Example(s): Lisa’s father, now in his nineties, has developed a painful condition for which doctors say there is no cure, but her dad has just learned of a costly new procedure having potential to greatly relieve his discomfort. Unfortunately, the procedure is considered experimental and therefore is not covered by his insurer. A larger cash reserve might enable Lisa to fund the procedure and ease his pain.
What health insurance does not cover
Good health is not guaranteed, whether for the primary breadwinners or those who closely depend on them. In addition to children, this can apply to an aging parent or other family member who may be at greater risk of ill health. Sudden health problems can affect not only job security but future employability and peace of mind. An uninsured health problem can be financially devastating.
Example(s): Liz and Frank’s daughter Carol suffered tremendously as her parents struggled through a difficult divorce. Carol has now lost interest in her friends, and the quality of her schoolwork has dropped from honors level to barely passable. Her guidance counselor recommended a child psychologist to help overcome her problems. Liz and Frank’s insurance, however, will cover only a limited portion of the cost.

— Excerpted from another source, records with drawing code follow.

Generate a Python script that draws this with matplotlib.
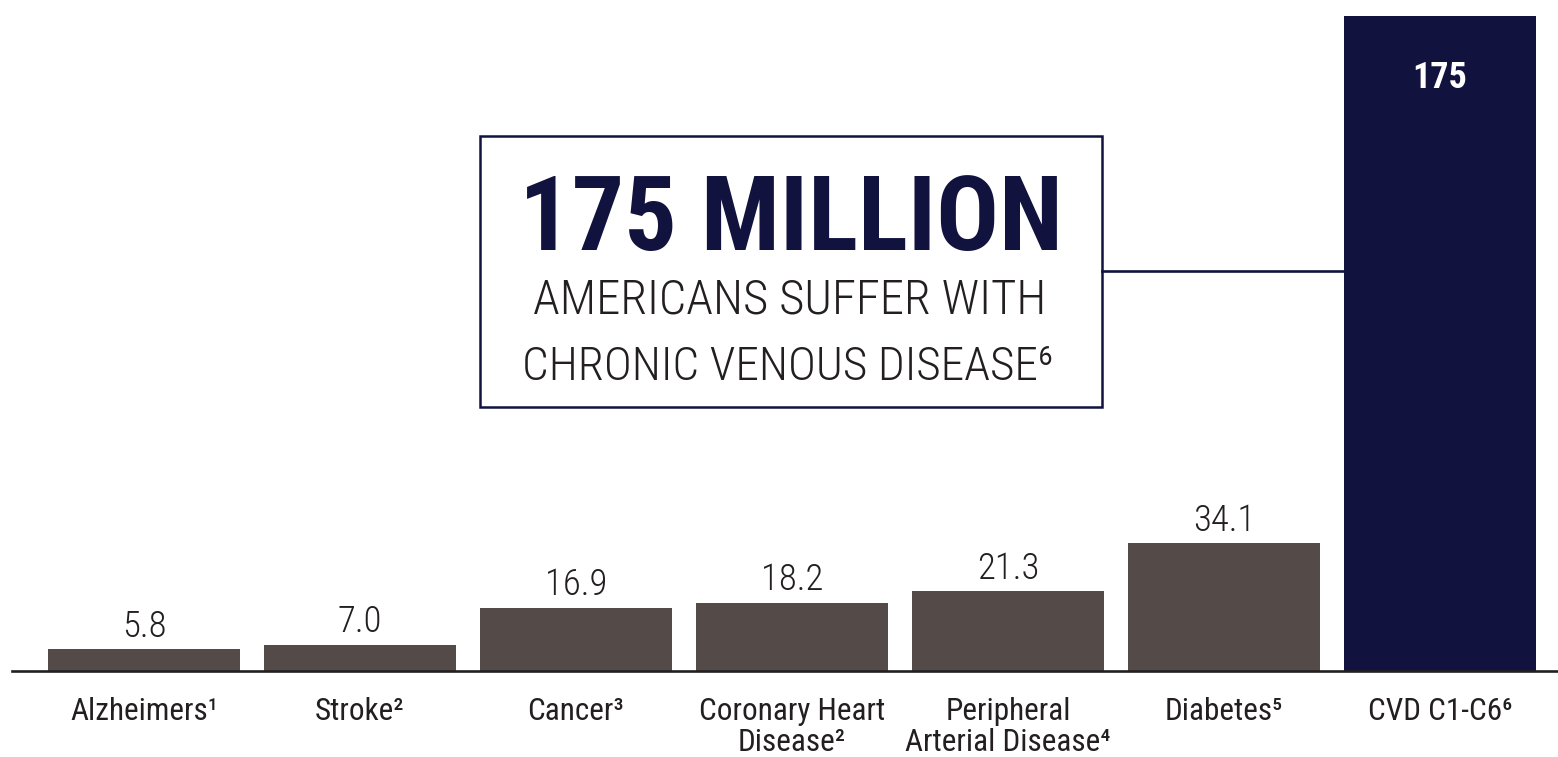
import numpy as np
import matplotlib
matplotlib.use("Agg")
import matplotlib.pyplot as plt
from matplotlib.patches import Rectangle
from matplotlib.lines import Line2D

# dati (milioni di americani)
categorie = ["Alzheimers¹", "Stroke²", "Cancer³", "Coronary Heart\nDisease²",
             "Peripheral\nArterial Disease⁴", "Diabetes⁵", "CVD C1-C6⁶"]
valori = [5.8, 7.0, 16.9, 18.2, 21.3, 34.1, 175]
etichette_valori = ["5.8", "7.0", "16.9", "18.2", "21.3", "34.1", "175"]

GRIGIO = "#544b48"
BLU = "#11133e"
TESTO = "#231f20"
FONT = ["Roboto Condensed", "DejaVu Sans"]
ST = "condensed"

W, H = 1558, 757
fig = plt.figure(figsize=(W / 100, H / 100), dpi=100)
ax = fig.add_axes([0, 86 / H, 1, 655 / H])

x = np.arange(len(valori))
colori = [GRIGIO] * (len(valori) - 1) + [BLU]
ax.bar(x, valori, width=192 / 216, color=colori)
ax.set_xlim(-144 / 216, (W - 144) / 216)
ax.set_ylim(0, 175)
ax.axis("off")
ax.axhline(0, xmin=12 / W, color=TESTO, lw=1.9, clip_on=False)

# valori sopra le barre grigie
for i in range(len(valori) - 1):
    ax.annotate(etichette_valori[i], (x[i], valori[i]), xytext=(0, 9),
                textcoords="offset points", ha="center", va="baseline",
                fontsize=26.5, weight="light", color=TESTO, family=FONT, stretch=ST)
# valore dentro la barra blu
ax.annotate(etichette_valori[-1], (x[-1], valori[-1]), xytext=(0, -52),
            textcoords="offset points", ha="center", va="baseline",
            fontsize=26, color="white", weight="bold", family=FONT, stretch=ST)

# categorie sotto l'asse
for i, cat in enumerate(categorie):
    ax.annotate(cat, (x[i], 0), xytext=(0, -18.5), textcoords="offset points",
                ha="center", va="top", fontsize=22.5, linespacing=1.1,
                color=TESTO, family=FONT, stretch=ST, annotation_clip=False)

# riquadro centrale con collegamento alla barra
fig.add_artist(Rectangle((480 / W, 1 - 407 / H), 622 / W, 271 / H,
                         transform=fig.transFigure, fill=False, ec=BLU, lw=1.8))
fig.add_artist(Line2D([1102 / W, 1344 / W], [1 - 271 / H] * 2,
                      transform=fig.transFigure, color=BLU, lw=1.9))
fig.text(791 / W, 1 - 250 / H, "175 MILLION", ha="center", va="baseline",
         fontsize=75, weight="heavy", color=BLU, family=FONT, stretch=ST)
fig.text(790 / W, 1 - 313 / H, "AMERICANS SUFFER WITH", ha="center", va="baseline",
         fontsize=35, weight="light", color=TESTO, family=FONT, stretch=ST)
fig.text(788 / W, 1 - 380 / H, "CHRONIC VENOUS DISEASE⁶", ha="center", va="baseline",
         fontsize=34, weight="light", color=TESTO, family=FONT, stretch=ST)

fig.savefig("out.png", dpi=100)
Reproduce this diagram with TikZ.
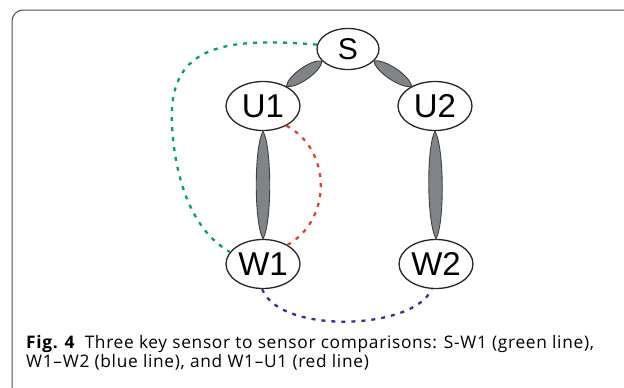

An adequate cash reserve could be used to pay for the portion of Carol’s treatment that insurance doesn’t cover.
Although not a first line of defense, credit can be used to fill the gaps in your cash reserve. Keep in mind, however, that borrowed money must be repaid, often at high interest rates. Avoid using secured credit (e.g., home equity loans and lines of credit) unless you are absolutely certain you will be able to repay it. Failure to do so could cause you to lose your collateral.
The 3-6 months rule
The 3-6 months rule is a general guideline for determining your cash reserve needs. Many advisors start with the assumption that you need the equivalent of three to six months of ordinary expenses in your cash reserve and then expand or reduce this amount to fit your individual needs.